As for remote viewing, I just think that man has been a visionary since the days of the prehistoric tribal shaman, and yet if we modernise the tribal shaman, and put him in a suit and give him a Starbucks Latte, and a new target subject to explore; I think it takes little more imagination to perceive, not the underworld, purgatory, or of animal spirit guides, but of actual physical targets. Cydonia on Mars for example, or the dark side of the Moon, or elsewhere in the cosmos, the Pleiades or some such place. The real danger I guess, is meeting another mind in the vastness of space, an alien mind.

Science Fiction gives us the thinking space to explore such a possibility, and I can’t help but returning to the works off EE ‘Doc’ Smith and his Lensman series. This idea that an ancient ‘grandparent race’ of humanoid aliens seeded us in some remote past and has kept an eye on us ever since, secretly breeding us to create certain individuals with the psychic ability to become ‘Lensman’ (or Lenswomen), that by wearing a crystal lens could become, in modern terms, the archetypal Remote Viewer.

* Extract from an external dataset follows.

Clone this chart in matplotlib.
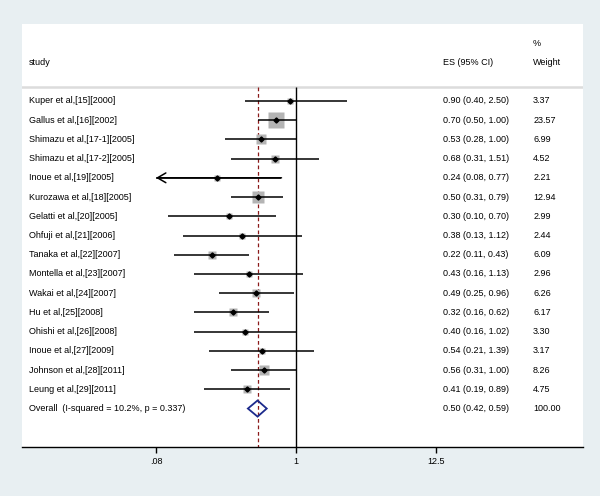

Who knows what the future may hold in the development of the human mind?!

Conclusion

As a highly visual artistic individual, the idea of exploring imaginative worlds in one’s inner vision is fairly normal for me, and by extension, it seems little more difficult to believe that one might somehow extend one’s mind out into the environment. It seems relevant to refer back to my previous blog post about perception when I discuss that there is a sense of mind in all things, and the basis of the universe is mind and that furthermore, there is no boundary from where the body stops and the universe begins. If thoughts are electrical impulses, or wavelengths, and we are all vibrating atoms, and so is everything else around us, then perhaps there are a myriad of possibilities of how we might interact with these vibrations perceptually.    

 



[1] Copenhaver BP (Ed.) (1992) Hermetica: The Greek Corpus Hermeticum and the Latin Asclepius CUP.